I worry that the commission on constitutional matters does not look to be off to a good start and may have its origins in partisan resentments about the proper role of the courts in interpreting the law, ministerial resentment at any challenge to the Executive by Parliament and a dismissive attitude towards constitutional conventions. In his very powerful speech, the noble and learned Lord, Lord Judge, analysed this problem and referred to the Prorogation issue. The Prorogation case was, as the noble and learned Lord, Lord Brown, pointed out, decided on quite narrow facts, but what lay beneath it was the recognition that in modern times Parliament is no longer simply convened when the Crown runs out of money. That was the basis on which there was a prerogative power: Parliament could be called on when needed and got rid of once there was enough money to manage without it. Parliament is now assumed to have a continuous existence, interrupted only by agreed short breaks for elections, conferences and holidays, and not summoned or dismissed to suit the political convenience of the Executive.
The commission suggested in the Queen’s Speech has a very wide agenda, as the noble Lord, Lord Young, pointed out, and I will not go through the list. I will, however, note the things that are not on the list. There is nothing on it about the electoral system. My party got 11.6% of the vote in the general election, which should have produced 70 seats or more in the House of Commons; the Labour Party got 500,000 votes in Scotland and only one seat there. The system we are landed with is absurd, but it is not there.
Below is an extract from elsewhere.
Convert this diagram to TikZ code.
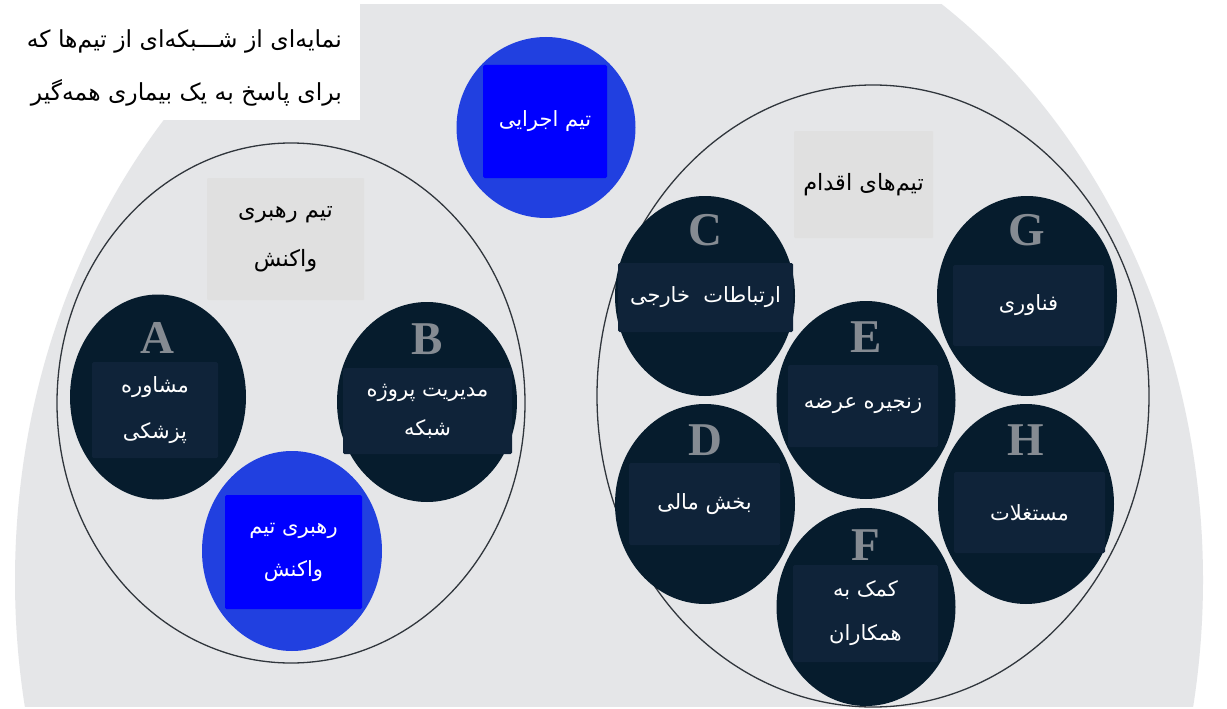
\documentclass[tikz,border=0pt]{standalone}
\usepackage{fontspec}
\usetikzlibrary{shapes.geometric}
\TeXXeTstate=1
\newfontfamily\fa[Script=Arabic]{DejaVu Sans}
\newfontfamily\latinserif{Liberation Serif}
\newcommand{\rl}[1]{\beginR#1\endR}
\definecolor{bggrey}{HTML}{E5E6E8}
\definecolor{labelgrey}{HTML}{E0E0E0}
\definecolor{navy}{HTML}{061C2D}
\definecolor{navyrect}{HTML}{0F2339}
\definecolor{bluecircle}{HTML}{2140E0}
\definecolor{bluerect}{HTML}{0000FF}
\definecolor{lettergrey}{HTML}{858B92}
\definecolor{outline}{HTML}{30363C}
\tikzset{
  grp/.style={draw=outline, line width=1.3pt},
  team/.style={ellipse, fill=navy, inner sep=0pt, minimum width=180pt, minimum height=200pt},
  blueteam/.style={ellipse, fill=bluecircle, inner sep=0pt, minimum width=180pt, minimum height=200pt},
  namebox/.style={rectangle, fill=navyrect, rounded corners=1.5pt, inner sep=0pt, text=white, align=center, font=\fa\fontsize{21}{46}\selectfont},
  bluebox/.style={rectangle, fill=bluerect, rounded corners=1.5pt, inner sep=0pt, text=white, align=center, font=\fa\fontsize{21}{43}\selectfont},
  grouplabel/.style={rectangle, fill=labelgrey, rounded corners=1pt, inner sep=0pt, text=black, align=center, font=\fa\fontsize{22.5}{49}\selectfont},
  letter/.style={inner sep=0pt, text=lettergrey, font=\latinserif\bfseries\fontsize{47}{47}\selectfont},
}
\begin{document}
\begin{tikzpicture}[x=1pt,y=-1pt]
\useasboundingbox (0,0) rectangle (1227,709);
\fill[white] (0,0) rectangle (1227,709);
% big background shape
\begin{scope}
  \clip (0,5) rectangle (1227,706);
  \fill[bggrey] (609,580) ellipse [x radius=594pt, y radius=695pt];
\end{scope}
% title box
\node[rectangle, fill=white, inner sep=0pt, minimum width=360pt, minimum height=120pt, anchor=north west] (titlebox) at (0,0) {};
\node[anchor=east, inner sep=0pt, align=right, font=\fa\fontsize{23.5}{53}\selectfont] (title) at (342,68)
  {\rl{نمایه^^^^200cای از شـــبکه^^^^200cای از تیم^^^^200cها  که}\\\rl{برای پاسخ به یک بیماری همه^^^^200cگیر}};
% group outlines
\node[grp, ellipse, inner sep=0pt, minimum width=468pt, minimum height=520pt] (leadgroup) at (291,403) {};
\node[grp, ellipse, inner sep=0pt, minimum width=552pt, minimum height=622pt] (actgroup) at (873,396) {};
% group labels
\node[grouplabel, minimum width=157pt, minimum height=122pt] (leadlabel) at (285.5,239) {\rl{تیم رهبری}\\\rl{واکنش}};
\node[grouplabel, minimum width=139pt, minimum height=107pt] (actlabel) at (863.5,184.5) {\rl{تیم^^^^200cهای اقدام}};
% executive team
\node[blueteam, minimum width=179pt, minimum height=181pt] (exec) at (546,127.5) {};
\node[bluebox, minimum width=124pt, minimum height=113pt] (execbox) at (545,121.5) {\rl{تیم اجرایی}};
% leadership team members
\node[team, minimum width=176pt, minimum height=205pt] (A) at (158,397) {};
\node[namebox, minimum width=126pt, minimum height=96pt] (Abox) at (155,410) {\rl{مشاوره}\\\rl{پزشکی}};
\node[letter] (Aletter) at (157,338) {A};
\node[team] (B) at (427,402) {};
\node[namebox, minimum width=169pt, minimum height=86pt, font=\fa\fontsize{21}{39}\selectfont] (Bbox) at (427.5,411) {\rl{مدیریت پروژه}\\\rl{شبکه}};
\node[letter] (Bletter) at (427,339) {B};
\node[blueteam] (lead) at (292,551) {};
\node[bluebox, minimum width=137pt, minimum height=114pt] (leadbox) at (293.5,552) {\rl{رهبری تیم}\\\rl{واکنش}};
% action teams
\node[team] (C) at (705,296) {};
\node[namebox, minimum width=175pt, minimum height=69pt] (Cbox) at (705.5,297.5) {\rl{ارتباطات\ \ خارجی}};
\node[letter] (Cletter) at (705,230) {C};
\node[team] (G) at (1027,296) {};
\node[namebox, minimum width=151pt, minimum height=81pt] (Gbox) at (1028.5,305.5) {\rl{فناوری}};
\node[letter] (Gletter) at (1027,230) {G};
\node[team, minimum width=179pt, minimum height=198pt] (E) at (866,400) {};
\node[namebox, minimum width=150pt, minimum height=82pt] (Ebox) at (863,406) {\rl{زنجیره عرضه}};
\node[letter] (Eletter) at (866,337) {E};
\node[team] (D) at (705,504) {};
\node[namebox, minimum width=151pt, minimum height=82pt] (Dbox) at (704.5,504) {\rl{بخش مالی}};
\node[letter] (Dletter) at (705,440) {D};
\node[team, minimum width=176pt] (H) at (1026,504) {};
\node[namebox, minimum width=151pt, minimum height=81pt] (Hbox) at (1029.5,512.5) {\rl{مستغلات}};
\node[letter] (Hletter) at (1026,440) {H};
\node[team, minimum width=179pt, minimum height=198pt] (F) at (866,607) {};
\node[namebox, minimum width=145pt, minimum height=97pt, font=\fa\fontsize{21}{44}\selectfont] (Fbox) at (865.5,613.5) {\rl{کمک به}\\\rl{همکاران}};
\node[letter] (Fletter) at (866,545) {F};
\end{tikzpicture}
\end{document}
Nor is there anything there about the governance of England, which has become increasingly paradoxical in the system we have developed. The Government say in the briefing that accompanied the Queen’s Speech:
“Careful consideration is needed on the composition and focus of the Commission.”
You can say that again. Whether any such careful consideration will lead to the kind of royal commission that would command wide confidence and lead to a sensible reassessment of constitution issues, I am distinctly doubtful. An exercise such as this needs to be broad based.
The royal commission on the justice system looks to have had a slightly more promising start, although not much has been said about what it will cover. Everybody who has spoken about it today has referred to the wide range of matters that it needs to cover and I have seen newspaper suggestions that things such as the relationship between the Crown Prosecution Service and the police might be covered, and that we might move towards a Scottish, procurator fiscal-type system. Clearly, this is an open goal into which all sorts of ideas about the justice system might be kicked. Clearly, the Government do not anticipate this royal commission looking at the crisis caused by overcrowded prisons, or, elsewhere in the Queen’s Speech, the potential to create the sentence inflation that will make that overcrowding worse and commit resources on a massive scale—resources that need to be used in other areas of the criminal justice system to prevent crime.
I conclude with two separate, specific questions. First, what has happened to the Courts and Tribunals (Online Procedure) Bill? It was supposed to be integral to the modernisation of the court system and went through all its stages in this House in 2017, following the Queen’s Speech, yet has still not materialised and is not in this Queen’s Speech.
My second question is about the espionage legislation. Will the Intelligence and Security Committee be set up in time to study the Bill and advise both Houses, with informed consideration, on the value of the proposals and whether they are sound? Speaking as a former member of the committee, that is essential, but past experience suggests to me that the Bill may be introduced long before the committee is set up.